# GIVEN PROBLEM
Each line from the top of the listing through the one holding "3569, 1474, 1816]" should be restated word for word, with nothing added and no pictures.

# DATA
*****

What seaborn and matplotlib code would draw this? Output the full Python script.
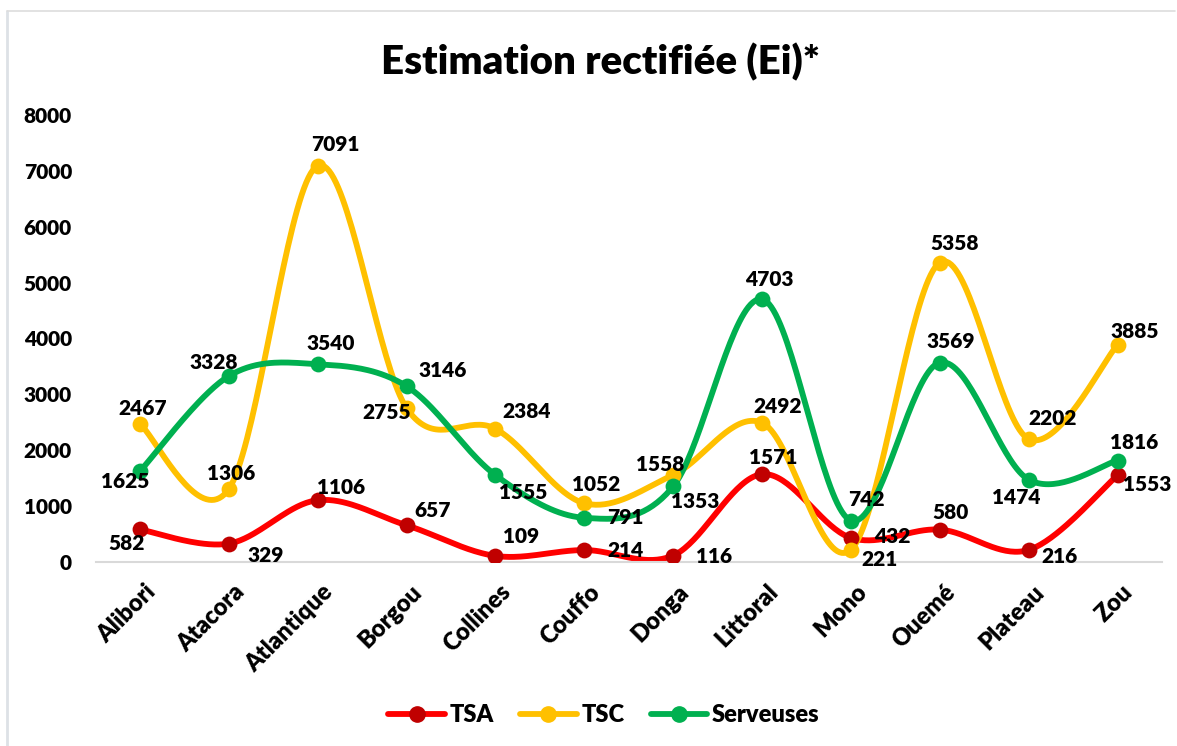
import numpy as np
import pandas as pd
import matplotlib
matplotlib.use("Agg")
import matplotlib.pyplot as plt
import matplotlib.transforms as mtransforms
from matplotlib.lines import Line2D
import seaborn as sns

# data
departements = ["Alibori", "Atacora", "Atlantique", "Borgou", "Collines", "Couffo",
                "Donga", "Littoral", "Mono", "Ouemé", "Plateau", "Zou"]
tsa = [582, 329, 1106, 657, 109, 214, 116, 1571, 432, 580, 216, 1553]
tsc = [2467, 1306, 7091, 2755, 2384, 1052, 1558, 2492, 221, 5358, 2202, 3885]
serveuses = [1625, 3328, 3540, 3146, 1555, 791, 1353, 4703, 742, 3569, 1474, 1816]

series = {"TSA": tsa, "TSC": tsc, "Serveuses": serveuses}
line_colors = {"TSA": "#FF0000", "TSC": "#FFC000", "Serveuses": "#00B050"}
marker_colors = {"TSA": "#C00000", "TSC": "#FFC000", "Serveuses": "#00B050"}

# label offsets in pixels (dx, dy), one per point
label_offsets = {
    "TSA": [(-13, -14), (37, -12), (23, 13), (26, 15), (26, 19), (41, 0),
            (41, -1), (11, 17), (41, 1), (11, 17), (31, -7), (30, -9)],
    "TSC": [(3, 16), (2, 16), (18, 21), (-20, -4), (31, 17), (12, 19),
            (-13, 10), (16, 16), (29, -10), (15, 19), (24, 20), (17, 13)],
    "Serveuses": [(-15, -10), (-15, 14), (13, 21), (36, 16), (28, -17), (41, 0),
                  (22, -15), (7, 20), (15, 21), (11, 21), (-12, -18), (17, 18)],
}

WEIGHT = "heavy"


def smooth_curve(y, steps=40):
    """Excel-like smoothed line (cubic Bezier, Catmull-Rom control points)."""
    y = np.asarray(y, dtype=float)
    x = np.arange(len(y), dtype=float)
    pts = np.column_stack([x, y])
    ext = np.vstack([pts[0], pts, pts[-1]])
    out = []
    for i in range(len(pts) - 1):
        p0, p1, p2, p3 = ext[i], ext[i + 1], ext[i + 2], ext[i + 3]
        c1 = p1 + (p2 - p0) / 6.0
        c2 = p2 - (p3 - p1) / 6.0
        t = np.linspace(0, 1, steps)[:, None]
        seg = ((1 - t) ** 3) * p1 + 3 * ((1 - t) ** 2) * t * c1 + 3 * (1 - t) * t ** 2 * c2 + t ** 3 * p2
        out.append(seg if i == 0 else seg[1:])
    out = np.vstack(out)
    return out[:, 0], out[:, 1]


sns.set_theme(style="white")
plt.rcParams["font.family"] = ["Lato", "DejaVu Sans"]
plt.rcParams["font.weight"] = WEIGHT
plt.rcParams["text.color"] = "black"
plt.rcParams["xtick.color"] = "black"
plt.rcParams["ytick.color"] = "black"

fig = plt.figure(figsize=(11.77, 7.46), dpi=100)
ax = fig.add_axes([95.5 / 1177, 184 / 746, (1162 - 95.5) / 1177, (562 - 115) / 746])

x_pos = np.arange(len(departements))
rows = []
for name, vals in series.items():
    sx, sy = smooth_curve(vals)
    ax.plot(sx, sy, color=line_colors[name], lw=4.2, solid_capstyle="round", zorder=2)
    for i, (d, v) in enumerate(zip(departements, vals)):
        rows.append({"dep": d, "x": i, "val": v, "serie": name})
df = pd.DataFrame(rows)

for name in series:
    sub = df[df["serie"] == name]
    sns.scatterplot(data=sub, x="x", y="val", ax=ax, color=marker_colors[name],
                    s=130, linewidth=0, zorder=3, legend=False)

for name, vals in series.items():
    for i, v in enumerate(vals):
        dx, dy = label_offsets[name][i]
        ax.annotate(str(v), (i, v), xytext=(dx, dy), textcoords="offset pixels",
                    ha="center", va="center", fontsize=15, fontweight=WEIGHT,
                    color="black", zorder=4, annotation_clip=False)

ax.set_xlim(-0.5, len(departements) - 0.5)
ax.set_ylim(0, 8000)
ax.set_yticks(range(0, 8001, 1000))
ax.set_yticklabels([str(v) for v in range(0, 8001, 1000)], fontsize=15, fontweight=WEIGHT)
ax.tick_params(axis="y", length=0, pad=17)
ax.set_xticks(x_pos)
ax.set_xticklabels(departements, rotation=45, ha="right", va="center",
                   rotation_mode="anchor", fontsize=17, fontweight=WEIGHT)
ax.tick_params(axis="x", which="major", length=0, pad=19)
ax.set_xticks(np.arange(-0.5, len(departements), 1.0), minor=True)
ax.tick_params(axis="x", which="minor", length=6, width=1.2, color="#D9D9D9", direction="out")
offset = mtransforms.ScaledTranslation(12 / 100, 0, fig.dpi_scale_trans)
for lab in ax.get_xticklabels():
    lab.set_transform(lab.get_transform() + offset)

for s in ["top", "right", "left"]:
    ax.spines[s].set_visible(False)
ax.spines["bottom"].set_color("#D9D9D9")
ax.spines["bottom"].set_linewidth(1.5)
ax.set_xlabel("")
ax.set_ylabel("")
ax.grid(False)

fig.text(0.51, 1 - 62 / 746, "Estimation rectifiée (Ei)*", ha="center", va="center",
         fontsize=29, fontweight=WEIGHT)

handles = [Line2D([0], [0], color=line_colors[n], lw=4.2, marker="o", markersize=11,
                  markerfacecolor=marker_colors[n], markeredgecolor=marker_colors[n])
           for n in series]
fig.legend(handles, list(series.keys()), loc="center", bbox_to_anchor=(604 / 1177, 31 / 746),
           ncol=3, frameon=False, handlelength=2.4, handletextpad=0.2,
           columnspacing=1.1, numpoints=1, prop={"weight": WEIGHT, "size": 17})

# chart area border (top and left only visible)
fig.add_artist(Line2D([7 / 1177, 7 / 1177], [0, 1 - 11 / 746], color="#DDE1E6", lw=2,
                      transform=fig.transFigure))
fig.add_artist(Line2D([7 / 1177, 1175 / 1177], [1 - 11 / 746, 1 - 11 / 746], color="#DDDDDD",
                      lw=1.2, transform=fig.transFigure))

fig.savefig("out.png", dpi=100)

*****

# SOLUTION
What seaborn and matplotlib code would draw this? Output the full Python script.
import numpy as np
import pandas as pd
import matplotlib
matplotlib.use("Agg")
import matplotlib.pyplot as plt
import matplotlib.transforms as mtransforms
from matplotlib.lines import Line2D
import seaborn as sns

# data
departements = ["Alibori", "Atacora", "Atlantique", "Borgou", "Collines", "Couffo",
                "Donga", "Littoral", "Mono", "Ouemé", "Plateau", "Zou"]
tsa = [582, 329, 1106, 657, 109, 214, 116, 1571, 432, 580, 216, 1553]
tsc = [2467, 1306, 7091, 2755, 2384, 1052, 1558, 2492, 221, 5358, 2202, 3885]
serveuses = [1625, 3328, 3540, 3146, 1555, 791, 1353, 4703, 742, 3569, 1474, 1816]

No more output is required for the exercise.